## What you should do
Keep only those lines of the records that include the string "chart".

## Data in this exercise

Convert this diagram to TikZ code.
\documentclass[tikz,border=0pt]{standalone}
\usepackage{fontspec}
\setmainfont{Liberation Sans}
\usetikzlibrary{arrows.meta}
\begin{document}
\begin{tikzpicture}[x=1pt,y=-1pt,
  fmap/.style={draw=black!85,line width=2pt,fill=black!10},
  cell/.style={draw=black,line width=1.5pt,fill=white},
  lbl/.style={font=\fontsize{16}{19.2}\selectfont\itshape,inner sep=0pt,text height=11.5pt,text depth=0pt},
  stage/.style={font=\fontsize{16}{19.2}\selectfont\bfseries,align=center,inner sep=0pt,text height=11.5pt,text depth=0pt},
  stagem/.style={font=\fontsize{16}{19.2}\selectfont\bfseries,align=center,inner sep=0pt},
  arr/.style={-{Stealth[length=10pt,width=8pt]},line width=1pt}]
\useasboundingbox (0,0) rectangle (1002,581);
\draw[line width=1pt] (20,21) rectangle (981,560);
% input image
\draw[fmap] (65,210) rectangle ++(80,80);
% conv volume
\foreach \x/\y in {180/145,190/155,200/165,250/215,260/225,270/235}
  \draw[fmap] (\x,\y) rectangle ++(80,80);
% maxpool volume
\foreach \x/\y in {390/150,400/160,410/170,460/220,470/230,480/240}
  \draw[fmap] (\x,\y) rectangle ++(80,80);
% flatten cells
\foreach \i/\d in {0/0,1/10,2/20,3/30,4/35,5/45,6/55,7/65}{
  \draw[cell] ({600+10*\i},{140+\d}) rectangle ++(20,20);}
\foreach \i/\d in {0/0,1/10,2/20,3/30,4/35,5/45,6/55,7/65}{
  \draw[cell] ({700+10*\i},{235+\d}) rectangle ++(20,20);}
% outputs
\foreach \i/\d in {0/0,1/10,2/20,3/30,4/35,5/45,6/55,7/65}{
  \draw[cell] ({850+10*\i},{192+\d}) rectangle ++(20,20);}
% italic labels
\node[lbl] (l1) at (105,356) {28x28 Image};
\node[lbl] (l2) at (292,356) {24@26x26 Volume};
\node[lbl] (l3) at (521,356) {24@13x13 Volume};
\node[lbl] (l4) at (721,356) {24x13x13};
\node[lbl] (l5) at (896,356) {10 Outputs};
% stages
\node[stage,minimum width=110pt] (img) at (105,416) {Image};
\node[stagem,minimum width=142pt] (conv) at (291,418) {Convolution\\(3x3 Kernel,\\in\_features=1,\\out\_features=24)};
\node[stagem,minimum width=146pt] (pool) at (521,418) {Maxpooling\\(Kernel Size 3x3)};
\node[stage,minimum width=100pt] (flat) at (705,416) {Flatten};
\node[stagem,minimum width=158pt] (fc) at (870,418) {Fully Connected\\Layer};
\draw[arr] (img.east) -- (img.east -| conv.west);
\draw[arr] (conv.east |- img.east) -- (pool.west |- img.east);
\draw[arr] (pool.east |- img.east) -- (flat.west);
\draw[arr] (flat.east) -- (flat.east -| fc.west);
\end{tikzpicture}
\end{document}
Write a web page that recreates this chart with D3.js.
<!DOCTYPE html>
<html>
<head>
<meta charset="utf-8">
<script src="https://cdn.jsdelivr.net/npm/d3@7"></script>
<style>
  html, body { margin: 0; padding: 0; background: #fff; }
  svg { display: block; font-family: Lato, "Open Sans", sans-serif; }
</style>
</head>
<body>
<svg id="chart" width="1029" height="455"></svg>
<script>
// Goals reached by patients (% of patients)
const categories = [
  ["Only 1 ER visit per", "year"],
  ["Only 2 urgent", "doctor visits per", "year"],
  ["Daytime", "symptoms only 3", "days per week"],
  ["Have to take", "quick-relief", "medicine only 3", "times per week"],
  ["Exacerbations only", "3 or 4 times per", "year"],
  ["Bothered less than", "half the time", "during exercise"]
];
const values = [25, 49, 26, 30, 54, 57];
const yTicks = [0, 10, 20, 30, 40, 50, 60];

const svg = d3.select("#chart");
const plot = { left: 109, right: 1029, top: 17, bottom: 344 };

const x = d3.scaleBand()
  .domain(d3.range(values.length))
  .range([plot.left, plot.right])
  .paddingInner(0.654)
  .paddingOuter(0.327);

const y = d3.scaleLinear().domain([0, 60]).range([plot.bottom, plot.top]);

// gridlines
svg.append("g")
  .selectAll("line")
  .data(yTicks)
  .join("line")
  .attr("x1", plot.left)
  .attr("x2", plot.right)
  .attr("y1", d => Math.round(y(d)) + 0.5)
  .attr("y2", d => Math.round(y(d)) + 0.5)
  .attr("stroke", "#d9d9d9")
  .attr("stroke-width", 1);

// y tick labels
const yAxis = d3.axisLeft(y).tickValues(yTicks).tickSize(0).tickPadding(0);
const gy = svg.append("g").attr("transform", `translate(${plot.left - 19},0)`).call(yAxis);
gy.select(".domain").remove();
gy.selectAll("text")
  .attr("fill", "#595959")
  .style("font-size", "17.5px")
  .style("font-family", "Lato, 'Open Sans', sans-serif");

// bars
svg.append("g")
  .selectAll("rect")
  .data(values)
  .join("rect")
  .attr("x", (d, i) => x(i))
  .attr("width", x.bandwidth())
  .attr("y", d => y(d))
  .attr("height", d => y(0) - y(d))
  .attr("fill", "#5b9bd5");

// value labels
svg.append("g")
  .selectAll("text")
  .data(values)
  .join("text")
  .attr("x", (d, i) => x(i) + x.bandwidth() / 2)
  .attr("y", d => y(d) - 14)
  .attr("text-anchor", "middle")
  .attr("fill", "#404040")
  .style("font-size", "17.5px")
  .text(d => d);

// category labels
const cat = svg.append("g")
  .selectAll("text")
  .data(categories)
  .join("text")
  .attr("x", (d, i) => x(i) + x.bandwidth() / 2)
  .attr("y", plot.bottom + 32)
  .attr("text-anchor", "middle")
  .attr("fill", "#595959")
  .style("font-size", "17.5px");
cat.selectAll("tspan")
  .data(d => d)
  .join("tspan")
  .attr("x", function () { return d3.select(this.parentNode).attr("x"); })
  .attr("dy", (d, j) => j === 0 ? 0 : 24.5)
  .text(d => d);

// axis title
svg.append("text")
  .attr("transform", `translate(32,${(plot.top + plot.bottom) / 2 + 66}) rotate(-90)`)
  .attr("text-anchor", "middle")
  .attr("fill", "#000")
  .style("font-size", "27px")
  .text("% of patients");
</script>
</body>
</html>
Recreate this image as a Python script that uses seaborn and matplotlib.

## The completed task
Write a web page that recreates this chart with D3.js.
<svg id="chart" width="1029" height="455"></svg>
const svg = d3.select("#chart");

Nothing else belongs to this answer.